So I haven't yet posted pictures of my clean fall dressed home for you all to enjoy because....I'm a failure. Although the house is cleaner than it was we're not finished :( and the fall decor although we got the boxes down has yet to be put out, but we did make progress and we are getting there so hopefully by Friday I'll have lovely pictures to post.
I'm trying not to beat myself up over this but it's hard I'm sure there will come times in the next year in which my house will again be a disaster and I've got to work through feeling inadequate. I've learned through the Bible study we're doing with our small group that keeping a clean home is something that I equate with self worth and if I feel that my house is out of order then therefore follows my life.

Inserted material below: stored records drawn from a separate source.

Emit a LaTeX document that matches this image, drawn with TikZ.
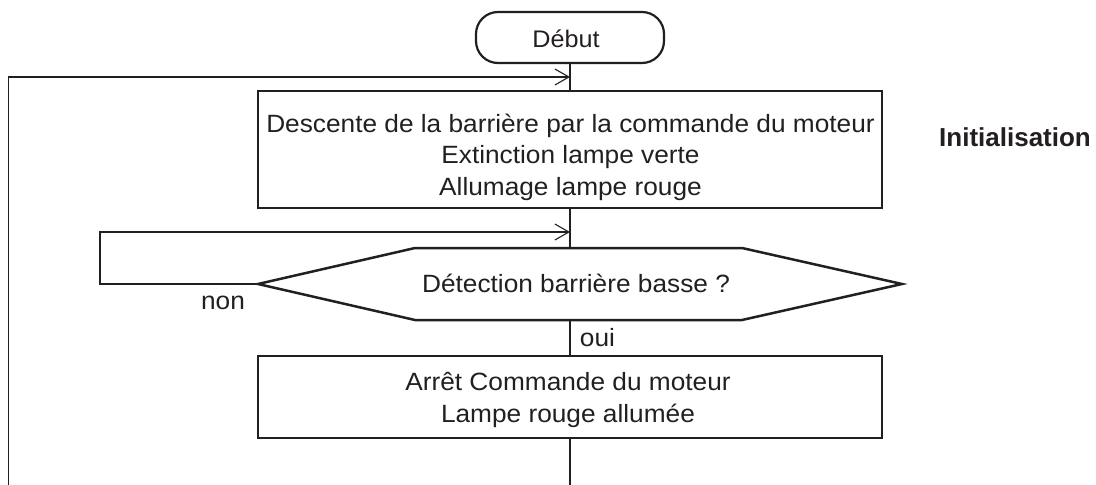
\documentclass[tikz,border=0pt]{standalone}
\usepackage{fontspec}
\setmainfont{Liberation Sans}
\newfontfamily\wideface{Liberation Sans}[FakeStretch=1.05]
\usetikzlibrary{arrows.meta}
\definecolor{ink}{HTML}{231F20}
\begin{document}
\begin{tikzpicture}[x=1pt,y=-1pt,
  every node/.style={text=ink},
  txt/.style={font=\wideface\fontsize{25}{31}\selectfont, anchor=base, inner sep=0pt},
  procbox/.style={draw=ink, line width=2.5pt, minimum width=624pt, inner sep=0pt},
  startbox/.style={draw=ink, line width=2.2pt, rounded corners=22pt,
    minimum width=188pt, minimum height=51pt, inner sep=0pt},
  flow/.style={draw=ink, line width=1.1pt},
  flowarrow/.style={flow, -{Straight Barb[length=14pt,width=16pt,line width=1.1pt]}},
]
\useasboundingbox (0,0) rectangle (1096,485);

% start terminal
\node[startbox] (debut) at (570,37.5) {};
\node[txt, font=\wideface\fontsize{24}{28}\selectfont] (debutTxt) at (566,47) {Début};

% first action box
\node[procbox, minimum height=117pt] (init) at (570,149.5) {};
\node[txt] (initA) at (570.5,132) {Descente de la barrière par la commande du moteur};
\node[txt] (initB) at (570.5,163.5) {Extinction lampe verte};
\node[txt] (initC) at (570.5,195) {Allumage lampe rouge};

% decision hexagon
\coordinate (hL) at (258,284);
\coordinate (hTL) at (415,248);
\coordinate (hTR) at (742,248);
\coordinate (hR) at (902,284);
\coordinate (hBR) at (742,320);
\coordinate (hBL) at (415,320);
\draw[ink, line width=2.5pt, line join=miter] (hL) -- (hTL) -- (hTR) -- (hR) -- (hBR) -- (hBL) -- cycle;
\node[txt] (test) at (576,292) {Détection barrière basse ?};
\coordinate (hTop) at (570,248);
\coordinate (hBot) at (570,320);

% second action box
\node[procbox, minimum height=82pt] (stop) at (570,397) {};
\node[txt] (stopA) at (568,390) {Arrêt Commande du moteur};
\node[txt] (stopB) at (568,422) {Lampe rouge allumée};

% connectors
\coordinate (j1) at (570,77);
\coordinate (j2) at (570,232);
\coordinate (outerEnd) at (8.5,485);
\coordinate (bottomEnd) at (570,485);
\draw[flow] (debut.south) -- (init.north);
\draw[flowarrow] (outerEnd) -- (8.5,77) -- (j1);
\draw[flow] (init.south) -- (hTop);
\draw[flowarrow] (hL) -- (100,284) -- (100,232) -- (j2);
\draw[flow] (hBot) -- (stop.north);
\draw[flow] (stop.south) -- (bottomEnd);

% branch labels
\node[txt] (non) at (223,309) {non};
\node[txt] (oui) at (597.5,346) {oui};

% phase label
\node[font=\fontsize{26}{30}\selectfont\bfseries, anchor=base, inner sep=0pt] (phase) at (1015,146) {Initialisation};
\end{tikzpicture}
\end{document}
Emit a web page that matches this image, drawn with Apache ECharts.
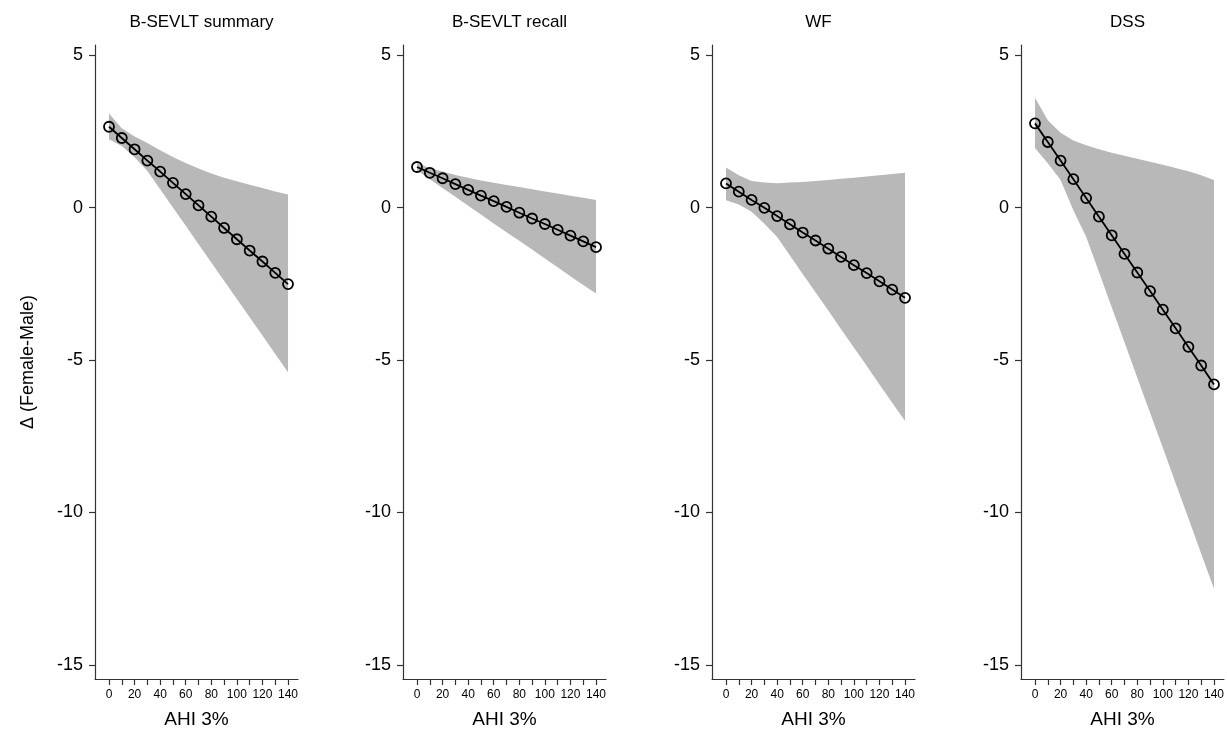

But you know what my house didn't get spic and span completely this weekend because I chose to spend some of the time I could've been cleaning getting together with family and sweet friends and cultivating and growing those relationships which is by far more important than having a spotlessly clean home. I must remember that my worth is found in my relationship with Jesus not in how clean and organized my house is. So I'll get there it just takes me a little longer than I'm used to.
In other news we've scheduled our big gender reveal ultra-sound for the date of our third wedding anniversary 10/20/2010 @ 2:20 in the afternoon and I am so beyond excited. My lovely blogger friends will have to wait along with everyone else though because we're not revealing to family until that Friday evening and everyone else after that so I promise I'll be a weekend blogger just this once for you guys.